"Bass desires: Darren Hill switches to label owner"
by Brett Milano
published in the Boston Phoenix (15 May 1997)

             For all the hand-wringing lately about the music industry's being in trouble, the times are arguably better for indie labels than they've ever been. Because an indie needs to sell only a few thousand copies to turn a profit, and because there's so much good music out there that the majors don't care about, the time seems right for anyone with some savings, some savvy, and some contacts to move in.

             The latest of those folks is Darren Hill, the Providence-based journeyman bass player who's lately made the jump from musician to entrepreneur. His Soundproof label was launched this year, and it's off to a flying start. The first CD, by the punkabilly band Amazing Royal Crowns, has already passed the break-even point of 2000 copies. The next release, by Grandpa Boy, will do far better, since the artist is really a major alterna-rock figure in disguise.

             Hill moved to this area from New Orleans 10 years ago, when his band Red Rockers were scoring commercially with the hit single "China." And he's seen his share of industry pitfalls since then, having played in no fewer than four major-label bands: the Red Rockers on Columbia, the Raindogs on Atco, Paul Westerberg on Sire, and Klover on Mercury. (He was also in Stardarts, the unsigned band led by ex-Neighborhood David Minehan.)

             "I was in the belly of the beast enough times to see how the labels would take tremendous talent and flush it down the toilet," Hill recalls. "One time our label took the Red Rockers to dinner after we'd made the GOOD AS GOLD album, and I swear that the tab came to more than we'd spent making the album. I saw a lot of my friends' bands get sucked up into that kind of thing."

             Hill's final straw came after Klover released an album at the tail end of the punk-revival trend, then got dumped afterward. "I'd been through four labels as a musician and didn't want to start again, so what could I do? Music is all I know, so I could either go into management or start a label. I did both." At the moment he specializes in the A&R side of the label while Monolyth Entertainment's Jeff Marshall handles some of the business side. The only catch is that Hill also manages the Royal Crowns, which might seem fishy to anyone who's read the music-industry exposé The Mansion on the Hill (which took David Geffen to task for managing his label's first signing, the Eagles).

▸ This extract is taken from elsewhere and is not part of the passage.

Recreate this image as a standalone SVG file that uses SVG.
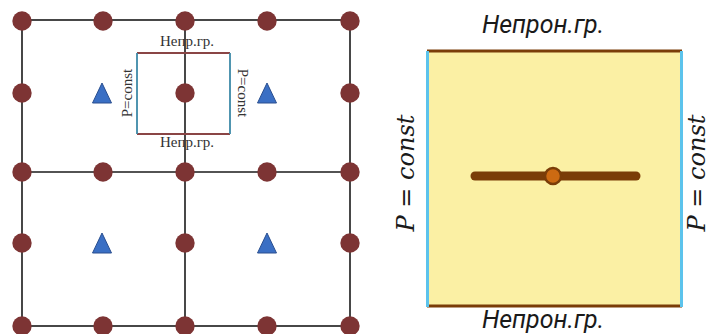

             "Right, and that was a great book. But the Crowns will be the only band I do that with, and I put all the stipulations into the contract . . . that I won't commission any of the album sales. For the next album we'll try to get them on a bigger label; I still see us as more of a farm system."

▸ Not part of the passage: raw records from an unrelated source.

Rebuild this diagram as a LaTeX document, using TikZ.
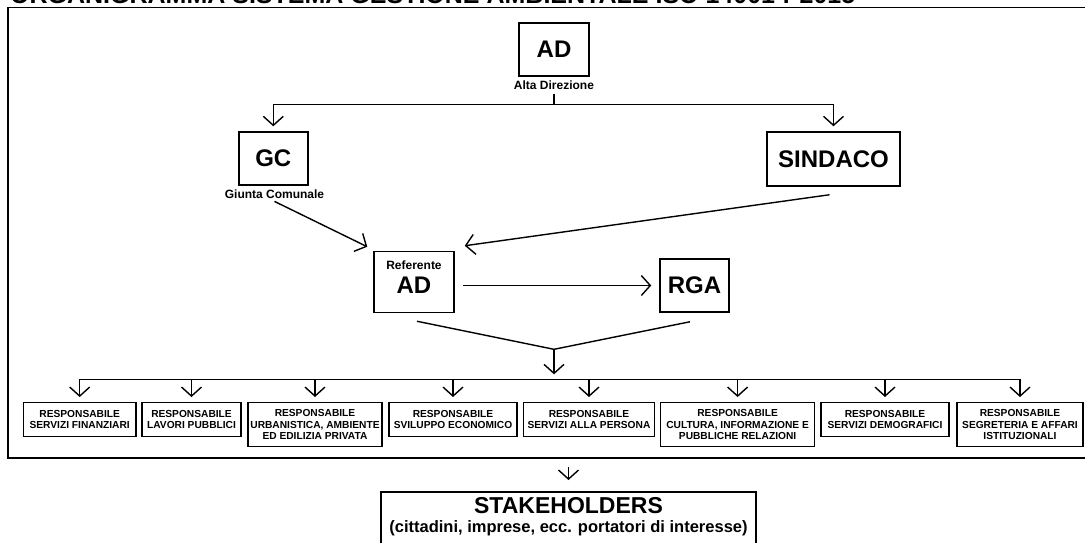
\documentclass[tikz,border=0pt]{standalone}
\usepackage{fontspec}
\setmainfont{Liberation Sans}
\usetikzlibrary{arrows.meta}

\begin{document}
\begin{tikzpicture}[x=1pt, y=-1pt,
  box/.style={draw, line width=1.5pt, inner sep=2pt, font=\fontsize{24}{24}\selectfont\bfseries},
  lbl/.style={inner sep=1pt, font=\fontsize{12}{12}\selectfont\bfseries},
  resp/.style={draw, line width=1.4pt, anchor=north, align=center, inner sep=0.5pt, font=\fontsize{10.2}{11.5}\selectfont\bfseries},
  conn/.style={line width=1.4pt},
  arr/.style={conn, -{Straight Barb[length=9pt,width=20pt]}}]
\useasboundingbox (0,0) rectangle (1085,542);
\node[anchor=base west, inner sep=0pt, font=\fontsize{25}{25}\selectfont\bfseries] (title) at (10,3.5) {ORGANIGRAMMA SISTEMA GESTIONE AMBIENTALE ISO 14001 : 2015};
\draw[line width=1.8pt] (8,7.5) rectangle (1100,458);

\node[box, minimum width=70pt, minimum height=53pt] (ad) at (554,49.3) {AD};
\node[lbl] (adl) at (554,85) {Alta Direzione};
\node[box, minimum width=69pt, minimum height=53pt] (gc) at (273.3,158.5) {GC};
\node[lbl] (gcl) at (274.5,194.3) {Giunta Comunale};
\node[box, minimum width=133pt, minimum height=54pt] (sind) at (833.5,159) {SINDACO};
\node[box, minimum width=80pt, minimum height=61pt] (ref) at (414,282) {};
\node[lbl] (refl) at (414,265) {Referente};
\node[inner sep=0pt, font=\fontsize{24}{24}\selectfont\bfseries] (refad) at (414,285) {AD};
\node[box, minimum width=69pt, minimum height=53pt] (rga) at (694.5,285.5) {RGA};

\node[resp, minimum width=112.6pt, minimum height=34pt] (r1) at (79.7,402) {RESPONSABILE\\SERVIZI FINANZIARI};
\node[resp, minimum width=99pt, minimum height=34pt] (r2) at (191.5,402) {RESPONSABILE\\LAVORI PUBBLICI};
\node[resp, minimum width=134pt, minimum height=44pt] (r3) at (315,402) {RESPONSABILE\\URBANISTICA, AMBIENTE\\ED EDILIZIA PRIVATA};
\node[resp, minimum width=128pt, minimum height=34pt] (r4) at (453,402) {RESPONSABILE\\SVILUPPO ECONOMICO};
\node[resp, minimum width=131pt, minimum height=34pt] (r5) at (589,402) {RESPONSABILE\\SERVIZI ALLA PERSONA};
\node[resp, minimum width=154pt, minimum height=44pt] (r6) at (737.6,402) {RESPONSABILE\\CULTURA, INFORMAZIONE E\\PUBBLICHE RELAZIONI};
\node[resp, minimum width=128pt, minimum height=34pt] (r7) at (885,402) {RESPONSABILE\\SERVIZI DEMOGRAFICI};
\node[resp, minimum width=126pt, minimum height=44pt] (r8) at (1020,402) {RESPONSABILE\\SEGRETERIA E AFFARI\\ISTITUZIONALI};

\node[draw, line width=1.5pt, minimum width=375pt, minimum height=64pt, anchor=north] (stake) at (568.5,491) {};
\node[font=\fontsize{23}{23}\selectfont\bfseries] (stakeh) at (568.5,506) {STAKEHOLDERS};
\node[font=\fontsize{16.5}{17}\selectfont\bfseries] (stakes) at (568.5,528) {(cittadini, imprese, ecc. portatori di interesse)};

\coordinate (split) at (554,104.7);
\coordinate (merge) at (554,349.3);
\coordinate (bus) at (554,379.3);
\draw[conn] ([yshift=-3pt]adl.south) -- (split);
\draw[arr, shorten >=5pt] (split) -| (gc.north);
\draw[arr, shorten >=5pt] (split) -| (sind.north);
\draw[arr] ([yshift=-1.5pt]gcl.south) -- ([xshift=-6pt,yshift=4pt]ref.north west);
\draw[arr] ([xshift=-4pt,yshift=-8pt]sind.south) -- ([xshift=10pt,yshift=5pt]ref.north east);
\draw[arr, shorten <=8pt, shorten >=8pt] (ref.east |- rga.west) -- (rga.west);
\draw[conn] ([xshift=3pt,yshift=-8pt]ref.south) -- (merge) -- ([xshift=-4.5pt,yshift=-9pt]rga.south);
\draw[arr, shorten >=5pt] (merge) -- (bus);
\draw[conn] (r1.north |- bus) -- (r8.north |- bus);
\draw[arr, shorten >=5pt] (r1.north |- bus) -- (r1.north);
\draw[arr, shorten >=5pt] (r2.north |- bus) -- (r2.north);
\draw[arr, shorten >=5pt] (r3.north |- bus) -- (r3.north);
\draw[arr, shorten >=5pt] (r4.north |- bus) -- (r4.north);
\draw[arr, shorten >=5pt] (r5.north |- bus) -- (r5.north);
\draw[arr, shorten >=5pt] (r6.north |- bus) -- (r6.north);
\draw[arr, shorten >=5pt] (r7.north |- bus) -- (r7.north);
\draw[arr, shorten >=5pt] (r8.north |- bus) -- (r8.north);
\draw[arr, shorten >=11pt] ([yshift=24pt]stake.north) -- (stake.north);
\end{tikzpicture}
\end{document}
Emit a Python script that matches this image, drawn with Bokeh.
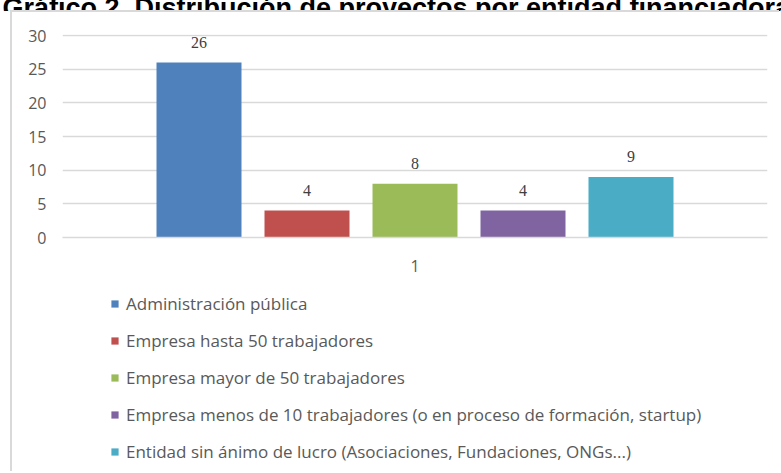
from bokeh.plotting import figure
from bokeh.models import (ColumnDataSource, FactorRange, Range1d, FixedTicker, Legend,
                          LegendItem, Label, LabelSet)
from bokeh.transform import dodge
from bokeh.embed import file_html
from bokeh.resources import INLINE

title_text = "Gráfico 2. Distribución de proyectos por entidad financiadora"
categories = ["1"]
series_names = [
    "Administración pública",
    "Empresa hasta 50 trabajadores",
    "Empresa mayor de 50 trabajadores",
    "Empresa menos de 10 trabajadores (o en proceso de formación, startup)",
    "Entidad sin ánimo de lucro (Asociaciones, Fundaciones, ONGs...)",
]
series_values = [26, 4, 8, 4, 9]
series_colors = ["#4F81BD", "#C0504D", "#9BBB59", "#8064A2", "#4BACC6"]
y_ticks = [0, 5, 10, 15, 20, 25, 30]

TEXT_FONT = "Open Sans"
GRID = "#d9d9d9"

sources = [ColumnDataSource(dict(cat=categories, val=[v], lab=[str(v)]))
           for v in series_values]

# ---------------- title strip (its top is cut by the window, as in the source) ----
TH = 40
t = figure(width=781, height=TH, x_range=Range1d(0, 781), y_range=Range1d(0, TH),
           output_backend="svg", toolbar_location=None, min_border=0,
           x_axis_location=None, y_axis_location=None, outline_line_color=None)
t.grid.grid_line_color = None
t.styles = {"position": "absolute", "left": "0px", "top": f"{11 - TH}px"}
t.add_layout(Label(x=2, y=4, text=title_text, text_font="Liberation Sans",
                   text_font_style="bold", text_font_size="27px",
                   text_color="black", text_baseline="alphabetic", text_align="left"))

# ---------------- main chart ---------------------------------------------------
W, H = 769, 461
FL, FR, FT, FB = 50, 755, 22, 225

p = figure(width=W, height=H, x_range=FactorRange(*categories, range_padding=0),
           y_range=Range1d(0, 30.15), output_backend="svg", toolbar_location=None,
           min_border_left=FL, min_border_right=W - FR, min_border_top=FT,
           min_border_bottom=H - FB, background_fill_color="white",
           border_fill_color="white", outline_line_color=None)
p.styles = {"position": "absolute", "left": "12px", "top": "12px",
            "box-shadow": "-2px -2px 0px 0px " + GRID}

frame_w = FR - FL
step = 108 / frame_w
bar_w = 85 / frame_w
for i, (src, col) in enumerate(zip(sources, series_colors)):
    off = (i - 2) * step
    p.vbar(x=dodge("cat", off, range=p.x_range), top="val", width=bar_w, bottom=0,
           source=src, fill_color=col, line_color=None)
    p.add_layout(LabelSet(x=dodge("cat", off, range=p.x_range), y="val", text="lab",
                          source=src, text_align="center", text_baseline="middle",
                          y_offset=20, text_font=TEXT_FONT, text_font_size="16px",
                          text_color="#404040"))

p.yaxis.ticker = FixedTicker(ticks=y_ticks)
p.ygrid.ticker = FixedTicker(ticks=y_ticks)
p.yaxis.axis_line_color = None
p.yaxis.major_tick_line_color = None
p.yaxis.minor_tick_line_color = None
p.yaxis.major_label_text_font = TEXT_FONT
p.yaxis.major_label_text_font_size = "16px"
p.yaxis.major_label_text_color = "#595959"
p.yaxis.major_label_standoff = 10
p.xaxis.axis_line_color = GRID
p.xaxis.axis_line_width = 1.5
p.xaxis.major_tick_line_color = None
p.xaxis.minor_tick_line_color = None
p.xaxis.major_label_text_font = TEXT_FONT
p.xaxis.major_label_text_font_size = "16px"
p.xaxis.major_label_text_color = "#595959"
p.xaxis.major_label_standoff = 16
p.xgrid.grid_line_color = None
p.ygrid.grid_line_color = GRID
p.ygrid.grid_line_width = 1.5

# ---------------- legend strip ----------------------------------------------------
LW, LH = 700, 190
lg = figure(width=LW, height=LH, x_range=FactorRange(*categories), y_range=Range1d(0, 30),
            output_backend="svg", toolbar_location=None, min_border=0,
            x_axis_location=None, y_axis_location=None, outline_line_color=None,
            background_fill_alpha=0, border_fill_alpha=0)
lg.grid.grid_line_color = None
lg.styles = {"position": "absolute", "left": "12px", "top": "283px"}
items = []
for name, src, col in zip(series_names, sources, series_colors):
    r = lg.vbar(x="cat", top="val", width=0.1, source=src, fill_color=col,
                line_color=None, visible=False)
    items.append(LegendItem(label=name, renderers=[r]))
legend = Legend(items=items, location=(98, 10), orientation="vertical",
                glyph_width=9, glyph_height=9, label_height=24, spacing=13,
                padding=0, margin=0, label_standoff=7,
                label_text_font=TEXT_FONT, label_text_font_size="17px",
                label_text_color="#595959", border_line_color=None,
                background_fill_alpha=0, inactive_fill_alpha=0)
lg.add_layout(legend, "center")

open("out.html", "w").write(file_html([t, p, lg], INLINE))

             But Soundproof's status will get a substantial boost from its link-up with Paul Westerberg . . . oops, we mean with Grandpa Boy, whose identity is being kept a badly guarded secret (his name won't appear on the CDs, but nobody minds if his fanbase finds out). Currently between major-label deals, Westerberg was knocking out demos in his basement; he and Hill had kept up a friendship and the deal proceeded from there. "You'll be surprised when you hear it; it sounds like something he would have done 10 years ago. It's totally out of character with what he's doing now."

             In other words, it's the rock-and-roll album a lot of us were hoping he'd finally make?

             "Exactly."

             The Grandpa Boy material is being released in stages. A single, "I Want My Money Back"/"Undone," comes out next week; two more singles will follow, and an album-length disc (with the singles and six more songs) is coming in the fall. By then Westerberg will probably be making more adult rock for another major, but Hill gets to keep the material he's got. "Paul's been totally into it, tipping off people in interviews -- telling people things like, `Don't even ask me about Grandpa Boy.' "

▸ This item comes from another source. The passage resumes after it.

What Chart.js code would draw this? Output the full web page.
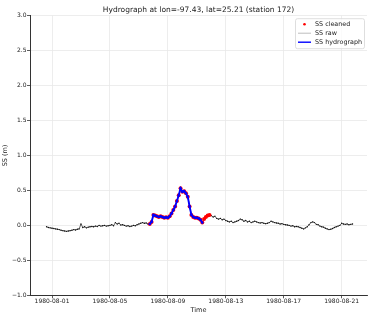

             That album will likely give Hill access to the kind of artists he's looking for: those who've outgrown flavor-of-the-month status but still have good albums in them. To that end, he's looking to release the Velvet Crush CD (Heavy Changes) that Sony/Epic rejected. He's pulled vet producer Don Dixon in to produce North Carolina band the Pinetops. And he's hoping to entice ex-bandmate David Minehan back into the studio. Also forthcoming is a reissue of the Red Rockers' long-unavailable debut, Condition Red, along with recently unearthed tapes of that band in their pre-MTV, political-punk period.

             "There's great bands being discarded right and left, and just as many that can't get signed," Hill says. "Just because an artist may be a little bit older, it doesn't mean that what they're doing isn't vital. A lot of people might argue that there are already too many indie labels out there. I say that there's only too many indies with bad records."